At any rate, he suggested that the Japanese would not be foolish enough to aggressively dump supercomputers in the current atmosphere, since virtually every supercomputer contract signed makes headlines.
Cray is worried about the Japanese threat and anxious that the government stay involved in the issue. But the tiny superstar of the supercomputer world, which is expected to have revenue of $750 million in 1987, is not operating as if it has a target on its back.
Gumucio says that Cray`s best estimates indicate that 262 supercomputers
–163 of them Crays, 35 Control Datas and 64 Japanese–were installed worldwide by the end of the first quarter.
”We feel that the Japanese are gaining mostly at the expense of Control Data,” said Gumucio. ETA, which is behind schedule in its ETA 10, designed to be even faster than the most recent Cray on the market, has four contracts for the new machine.
According to Larry Smarr, director of the University of Illinois`
National Center for Supercomputing Applications, which uses a Cray X-MP model, some of the Japanese products ”look very strong from a hardware point of view.”
”But the total package is the real question. Software, training, support, available applications, how well it hooks in with other computers
–these are the critical issues. Cray has a 10-year head start here.”
As far as dumping goes, Smarr doesn`t think it`s a major threat.
”Supercomputers are premier items,” he said. ”Quality is everything. Price is secondary. I am a great believer in the quality of Cray.”
But according to Sidney Fernbach, a San Francisco-based consultant to the industry who recently completed a marketing survey for ETA, the Japanese impact could be considerable once they break into the market here.

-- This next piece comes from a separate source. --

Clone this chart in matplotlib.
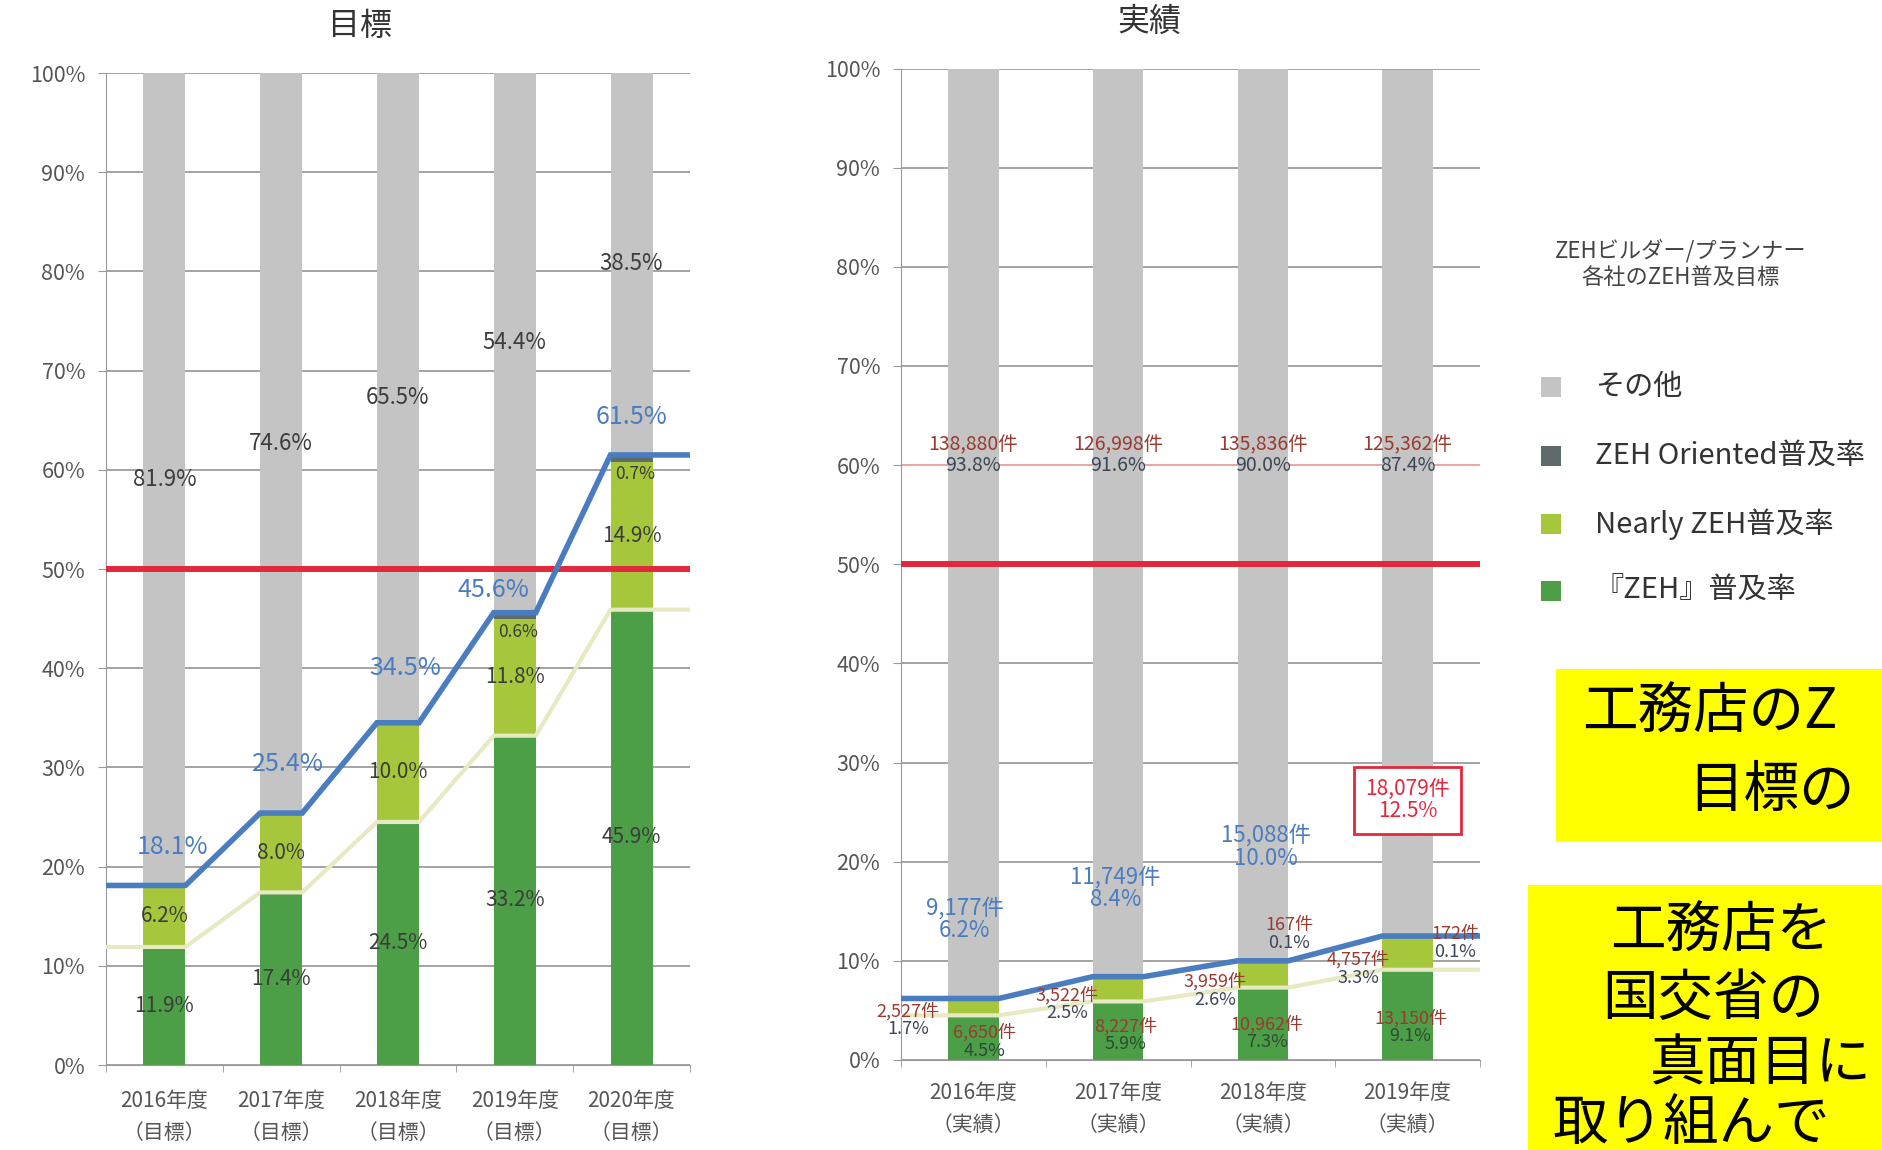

”Since they entered the market in 1983, their growth curve stretches straight up,” Fernbach said. ”Don`t forget, these Japanese companies are going to have the first crack at high-performance semiconductors as well. Cray gets most of its chips now from Fujitsu. Fujitsu could just decide to keep all that technology for itself.”
Though Cray battles the Japanese dragon, the company whose name has become virtually synonymous with supercomputers has another problem to deal with: The appearance of a market for mini-supercomputers, which are smaller versions, between supercomputers and mainframes, for customers who don`t want or can`t afford the full model.
Also known as subCrays, near-Crays or Crayettes, these less costly machines are not really competition for Cray, which deals at the high end of the market. But they do compete for available funds.
”Some customers may compromise to buy the lower priced machines until they can afford a Cray,” said Gumucio. Smaby pointed out that with an average sale in the $10 million to $14 million range, Cray cannot really afford to gear down to support a customer who only spends $1 million.
”We see it as just one more thing to deal with,” Gumucio sighed.
The company`s stock slid recently when several analysts changed their
”buy” recommendations because Cray had only eight new orders in the first quarter. But Gumucio pointed out that it often takes 18 months to four years to sell a supercomputer, and quarterly analyses of orders are not meaningful. He reiterated the company`s plan to sign 50 contracts in 1987.
The company, in step with its style since its creation, remains upbeat.
”We want to compete based on the merits of our machines, on performance, not special deals,” Gumucio said. ”We really feel that the market is big enough for everybody on those terms.
”The more computer power we come out with, the greater the appetite out there,” he said. ”It`s like dealing dope. Users just keep demanding more speed, more storage, more main memory. We`ve worked hard to be No. 1. We`ll just keep fighting for everything we get.”